Pro-ageing is the new anti-ageing
Published on Wednesday, 11th October 2017, contributed by Ready
Women are no longer interested in beauty products that claim to reverse the ageing process.
Instead, many prefer to focus on celebrating what it means to be their age, whatever that may be. This is fuelling a demand for products that help women look good and preserve their skin, rather than make it look younger.
The shift from anti-ageing to pro-ageing is just one of the findings in a comprehensive new report from Bath-based creative campaign agency Ready.
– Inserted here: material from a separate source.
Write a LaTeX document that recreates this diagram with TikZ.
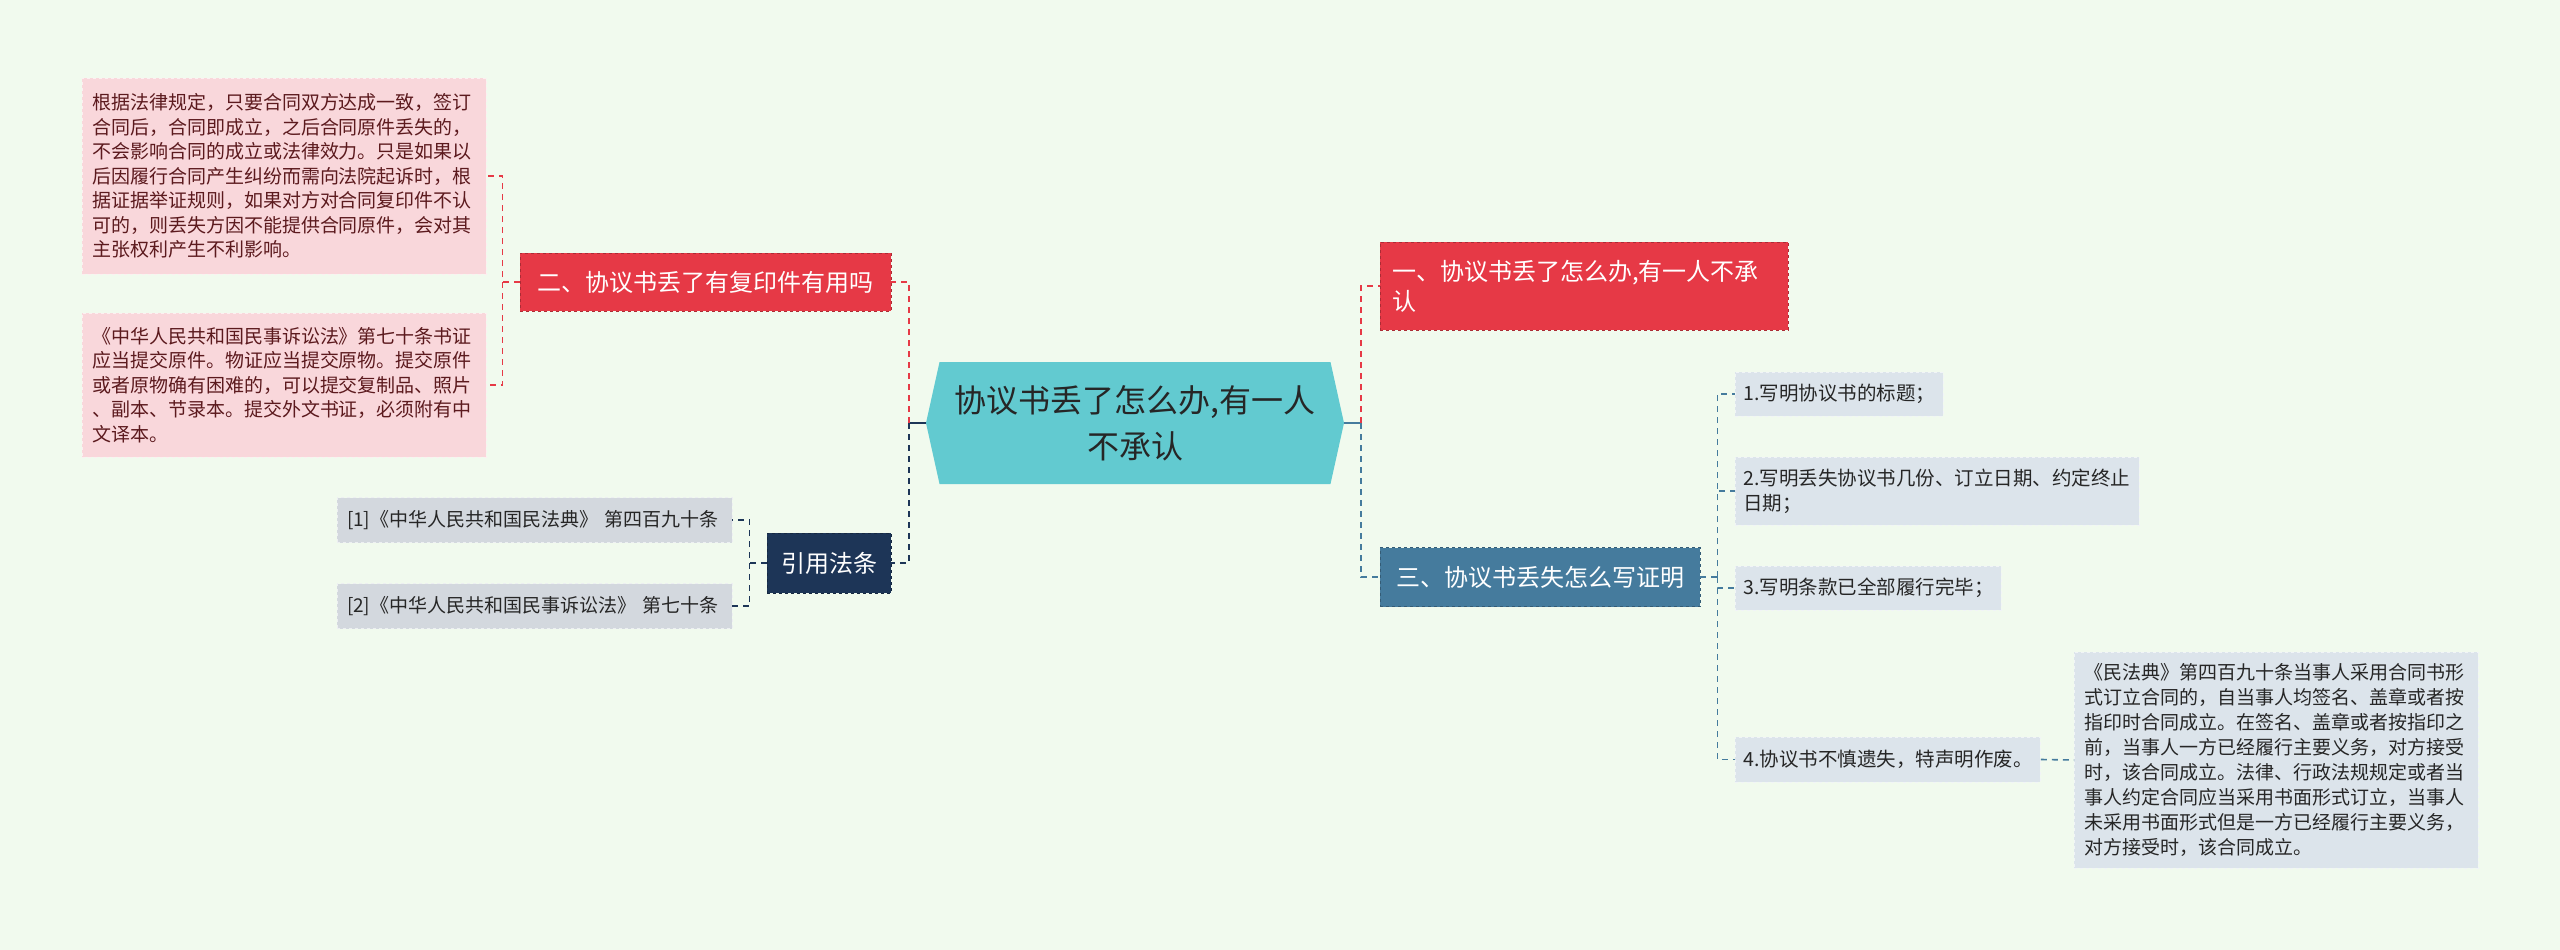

Called Beauty & Personal Care: Purchasing Habits Across the Generations, the report analyses how teenagers, millennials and older consumers discover and purchase beauty products.
It also details how:
- Many millennials are becoming beauty experts in their own right, using social media to pass their expertise on to fellow beauty lovers
- Despite being avid consumers, teenage girls don’t like beauty advertising, believing it sets unrealistic and unachievable standards
- The peak age for buying beauty products has shifted from 38 to 49, as women increasingly view ‘middle-age’ less as a negative concept and instead a time to relish
Ready have been working with beauty brands for the past five years. Clients include Soap & Glory, Burt’s Bees and No7, and they were recently added to the Walgreen Boots Alliance’s preferred supplier list.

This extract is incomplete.